Furthermore, implicit conversions mean that multiple return values would be the norm rather than the exception. For example, a complex number with no irrational component can be implicitly converted to an int. The int can then be implicitly wrapped in an optional to form the same Optional[Number]
anyway.
Multiple level functions¶
Another useful type system feature is the use of multi-level function definitions. For example:
String concat(concat(String a, String b), String c) = concat([a, b, c])
Since functions are tuple trees, multi level functions can be handled naturally by simply matching against multiple levels of the tree at once.
This can be used to resolve potential performance problems like the one above.

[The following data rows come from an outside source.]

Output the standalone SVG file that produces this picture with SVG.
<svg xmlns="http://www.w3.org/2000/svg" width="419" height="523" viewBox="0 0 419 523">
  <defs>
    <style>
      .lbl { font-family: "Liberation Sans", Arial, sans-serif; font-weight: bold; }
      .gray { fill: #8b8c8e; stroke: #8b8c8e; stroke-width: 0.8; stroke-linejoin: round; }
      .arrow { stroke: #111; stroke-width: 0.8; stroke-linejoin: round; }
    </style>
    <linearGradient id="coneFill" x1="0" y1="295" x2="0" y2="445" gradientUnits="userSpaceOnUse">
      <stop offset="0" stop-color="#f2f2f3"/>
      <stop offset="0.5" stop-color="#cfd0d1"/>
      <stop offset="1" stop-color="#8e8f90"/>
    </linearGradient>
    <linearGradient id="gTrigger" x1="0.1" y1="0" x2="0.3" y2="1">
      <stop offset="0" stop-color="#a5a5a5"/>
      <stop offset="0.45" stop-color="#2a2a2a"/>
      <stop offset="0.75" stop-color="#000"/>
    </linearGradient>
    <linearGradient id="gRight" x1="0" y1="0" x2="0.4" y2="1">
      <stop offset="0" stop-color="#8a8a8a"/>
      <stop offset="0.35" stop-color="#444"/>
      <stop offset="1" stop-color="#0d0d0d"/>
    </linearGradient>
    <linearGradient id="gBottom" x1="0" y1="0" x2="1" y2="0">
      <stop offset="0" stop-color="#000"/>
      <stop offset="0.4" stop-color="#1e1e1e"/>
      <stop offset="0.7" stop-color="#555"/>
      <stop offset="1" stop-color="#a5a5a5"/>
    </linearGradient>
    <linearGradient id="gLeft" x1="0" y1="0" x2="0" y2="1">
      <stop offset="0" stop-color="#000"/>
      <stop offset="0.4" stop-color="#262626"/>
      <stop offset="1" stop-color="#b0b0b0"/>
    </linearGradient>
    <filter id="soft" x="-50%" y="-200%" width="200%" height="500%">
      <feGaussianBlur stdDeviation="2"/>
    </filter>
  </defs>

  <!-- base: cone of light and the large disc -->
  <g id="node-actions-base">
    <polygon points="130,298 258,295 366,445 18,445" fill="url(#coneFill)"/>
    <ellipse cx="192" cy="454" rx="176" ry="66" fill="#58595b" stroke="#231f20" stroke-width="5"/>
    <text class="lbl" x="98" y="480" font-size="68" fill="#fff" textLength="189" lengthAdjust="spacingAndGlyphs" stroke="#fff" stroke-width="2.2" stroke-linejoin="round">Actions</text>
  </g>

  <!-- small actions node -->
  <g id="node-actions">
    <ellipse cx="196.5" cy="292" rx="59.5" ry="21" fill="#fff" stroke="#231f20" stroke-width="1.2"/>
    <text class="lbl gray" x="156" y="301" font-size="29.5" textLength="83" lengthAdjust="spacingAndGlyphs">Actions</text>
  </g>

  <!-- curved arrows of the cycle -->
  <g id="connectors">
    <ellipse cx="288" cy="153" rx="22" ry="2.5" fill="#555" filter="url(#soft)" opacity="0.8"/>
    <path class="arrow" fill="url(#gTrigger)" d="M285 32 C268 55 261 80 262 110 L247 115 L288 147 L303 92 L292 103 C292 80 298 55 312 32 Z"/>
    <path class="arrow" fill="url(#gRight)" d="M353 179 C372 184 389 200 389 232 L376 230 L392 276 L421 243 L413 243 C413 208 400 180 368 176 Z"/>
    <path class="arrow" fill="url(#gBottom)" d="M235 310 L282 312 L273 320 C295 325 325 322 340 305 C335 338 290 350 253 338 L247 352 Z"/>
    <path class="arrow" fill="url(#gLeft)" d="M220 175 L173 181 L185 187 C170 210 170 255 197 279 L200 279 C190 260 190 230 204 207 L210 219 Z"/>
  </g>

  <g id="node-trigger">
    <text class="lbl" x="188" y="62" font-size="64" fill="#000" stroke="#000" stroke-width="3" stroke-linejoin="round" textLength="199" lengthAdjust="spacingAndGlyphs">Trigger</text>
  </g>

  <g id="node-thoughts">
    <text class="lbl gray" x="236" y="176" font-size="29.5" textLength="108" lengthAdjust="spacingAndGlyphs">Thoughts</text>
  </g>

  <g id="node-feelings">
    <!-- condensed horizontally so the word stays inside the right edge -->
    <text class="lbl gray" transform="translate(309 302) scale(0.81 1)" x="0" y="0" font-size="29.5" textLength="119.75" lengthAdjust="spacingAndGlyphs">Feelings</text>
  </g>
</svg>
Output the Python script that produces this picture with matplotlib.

It is faster to concatenate the multiple strings all at once rather than doing them individually. Most languages have no ability to express this idea and require manual effort by the programmer. In Catln, this ensures that any way that you write your code would be optimized by the optimization rule and get the same performance.
This feature is also very useful as the backbone of metaprogramming.
Partial Application¶
The idea of partial application is that function arguments don't have to be set at once. Just like tuples can be updated, the named tuples can be updated as well (including function calls). A partially applied tuple is one where only some of the keys have been given definitions and others are still missing them. For example:
baseFunctionCall = callName(arg1=1, arg2=2)
finalCall = match val
True -> baseFunctionCall(arg3=9)
False -> baseFunctionCall(arg3=2)
Once the value is used as the result type (determined through type inference), then the function will actually be called and the result returned. The partial application feature can be used to handle currying and function manipulation.
One other potential usage of partial applications is to be able to call the function even when it is only partially defined as long as the missing arguments are not used. This is more common in the case of data types. For example, a circle data type given only the radius but not the center location is still sufficient to determine the circle's circumference.